# regular room lights.



## antreasgr (Nov 28, 2004)

i was wondering if the regular room lights have any effect in planted tanks.will they be any advance to the growth of the plants or do any damge to the plants?i dont use any lighting like that but i just cant understand the diffrence of the regular room lights and the tank lights.thanks everybody for the info in advance.


----------



## Raul-7 (Feb 4, 2004)

They have no affects on your aquarium plants, unless you're using a window for light..which would grow plants, not kill them. But lights in your room are too ineffecient to have an impact on the plants inside your aquarium.


----------



## antreasgr (Nov 28, 2004)

*ok*



Raul-7 said:


> They have no affects on your aquarium plants, unless you're using a window for light..which would grow plants, not kill them. But lights in your room are too ineffecient to have an impact on the plants inside your aquarium.

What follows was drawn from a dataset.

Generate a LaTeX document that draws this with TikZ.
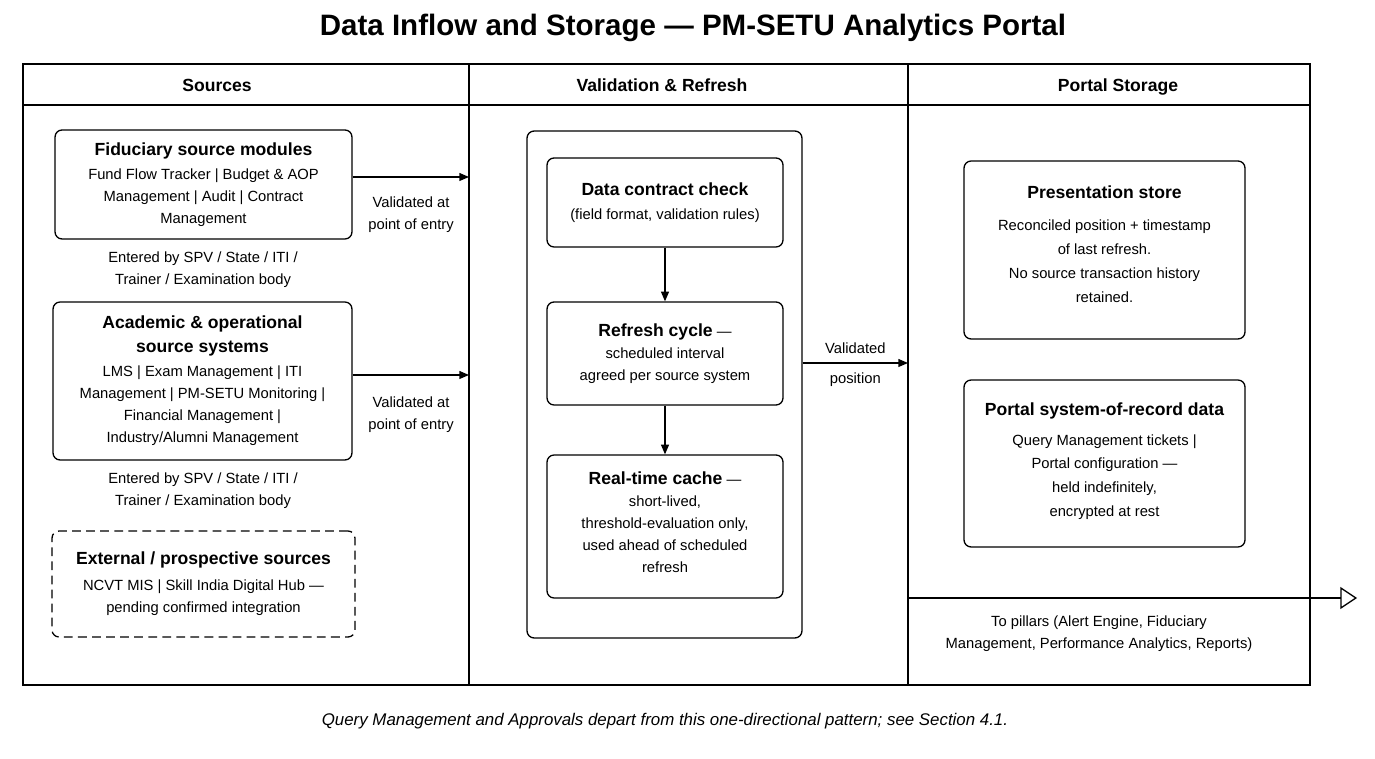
\documentclass[tikz,border=0pt]{standalone}
\usepackage{fontspec}
\setmainfont{Liberation Sans}
\usetikzlibrary{arrows.meta}

\newcommand\bodyfont{\fontsize{8.4}{12.6}\selectfont}
\newcommand\hd[1]{{\bfseries\fontsize{10}{12.6}\selectfont #1}}

\begin{document}
\begin{tikzpicture}[x=0.02cm,y=-0.02cm,>={Triangle[length=5.5pt,width=4.5pt]},
    line width=0.75pt,
    box/.style={draw,rounded corners=4pt,align=center,font=\bodyfont,inner sep=0pt},
    note/.style={align=center,font=\bodyfont,inner sep=2pt},
    head/.style={font=\bfseries\fontsize{10}{12}\selectfont,text height=1.6ex,text depth=0.4ex},
    frame/.style={draw,line width=0.85pt}]
    \useasboundingbox (0,0) rectangle (1375,759);
    \node[font=\bfseries\fontsize{16.8}{20}\selectfont] (title) at (693,28)
      {Data Inflow and Storage — PM-SETU Analytics Portal};
    % lanes
    \draw[frame] (23,64) rectangle (1310,685);
    \draw[frame] (23,105) -- (1310,105);
    \draw[frame] (469,64) -- (469,685);
    \draw[frame] (908,64) -- (908,685);
    \node[head] (h1) at (217,86) {Sources};
    \node[head] (h2) at (662,86) {Validation \& Refresh};
    \node[head] (h3) at (1118,86) {Portal Storage};
    % sources
    \node[box,minimum width=5.94cm,minimum height=2.18cm] (fid) at (203.5,184.5)
      {\hd{Fiduciary source modules}\\[1pt] Fund Flow Tracker | Budget \& AOP\\
       Management | Audit | Contract\\ Management};
    \node[note] (ent1) at (203,270) {Entered by SPV / State / ITI /\\ Trainer / Examination body};
    \node[box,minimum width=5.98cm,minimum height=3.16cm] (acad) at (202.5,381)
      {\hd{Academic \& operational}\\[1pt] \hd{source systems}\\[1pt] LMS | Exam Management | ITI\\
       Management | PM-SETU Monitoring |\\ Financial Management |\\ Industry/Alumni Management};
    \node[note] (ent2) at (203,491) {Entered by SPV / State / ITI /\\ Trainer / Examination body};
    \node[box,dashed,dash pattern=on 5pt off 3pt,minimum width=6.06cm,minimum height=2.12cm] (ext) at (203.5,584)
      {\hd{External / prospective sources}\\[2pt] NCVT MIS | Skill India Digital Hub —\\
       pending confirmed integration};
    \coordinate (in1) at (469,177);
    \coordinate (in2) at (469,375);
    \draw[->] (fid.east |- in1) -- (in1);
    \draw[->] (acad.east |- in2) -- (in2);
    \node[note] (val1) at (411,215) {Validated at\\ point of entry};
    \node[note] (val2) at (411,415) {Validated at\\ point of entry};
    % validation and refresh
    \node[box,minimum width=5.5cm,minimum height=10.14cm] (cont) at (664.5,384.5) {};
    \node[box,minimum width=4.72cm,minimum height=1.78cm] (check) at (665,202.5)
      {\hd{Data contract check}\\[1pt] (field format, validation rules)};
    \node[box,minimum width=4.72cm,minimum height=2.06cm] (cycle) at (665,353.5)
      {\hd{Refresh cycle} —\\ scheduled interval\\ agreed per source system};
    \node[box,minimum width=4.72cm,minimum height=2.86cm] (cache) at (665,526.5) {};
    \node[note] (cachetxt) at (665,522)
      {\hd{Real-time cache} —\\ short-lived,\\ threshold-evaluation only,\\
       used ahead of scheduled\\ refresh};
    \draw[->] (check) -- (cycle);
    \draw[->] (cycle) -- (cache);
    \coordinate (vp) at (908,363);
    \draw[->] (cont.east |- vp) -- node[note,above=3pt] {Validated} node[note,below=3pt] {position} (vp);
    % portal storage
    \node[box,minimum width=5.62cm,minimum height=3.56cm] (pres) at (1104.5,250) {};
    \node[note] (prestxt) at (1104.5,244)
      {\hd{Presentation store}\\[6pt] Reconciled position + timestamp\\[1pt] of last refresh.\\[1pt]
       No source transaction history\\[1pt] retained.};
    \node[box,minimum width=5.62cm,minimum height=3.34cm] (sor) at (1104.5,463.5) {};
    \node[note] (sortxt) at (1104.5,461.5)
      {\hd{Portal system-of-record data}\\[4pt] Query Management tickets |\\[1pt] Portal configuration —\\[1pt]
       held indefinitely,\\[1pt] encrypted at rest};
    \coordinate (out0) at (908,598);
    \coordinate (out1) at (1357,598);
    \draw[-{Triangle[open,length=9.5pt,width=12.5pt]}] (out0) -- (out1);
    \node[note] (pill) at (1099,634) {To pillars (Alert Engine, Fiduciary\\
      Management, Performance Analytics, Reports)};
    \node[font=\itshape\fontsize{9.6}{11}\selectfont] (cap) at (665,721)
      {Query Management and Approvals depart from this one-directional pattern; see Section 4.1.};
\end{tikzpicture}
\end{document}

what if you have the light above the tank and very close to it?


----------



## JanS (Apr 14, 2004)

If you have fluorescent lights in the room and it's close enough to your tank, it could have a little impact, but not too much. I use the CF screw-in lights in most of our household fixtures and it does have a little impact on house plants, but in an aquarium going through the water and glass, the wattage of household lights is minimal (17 watts or so, for CF), so it's not going to do much.
If you're talking incandescent light, then you can pretty much count it out for any impact.


----------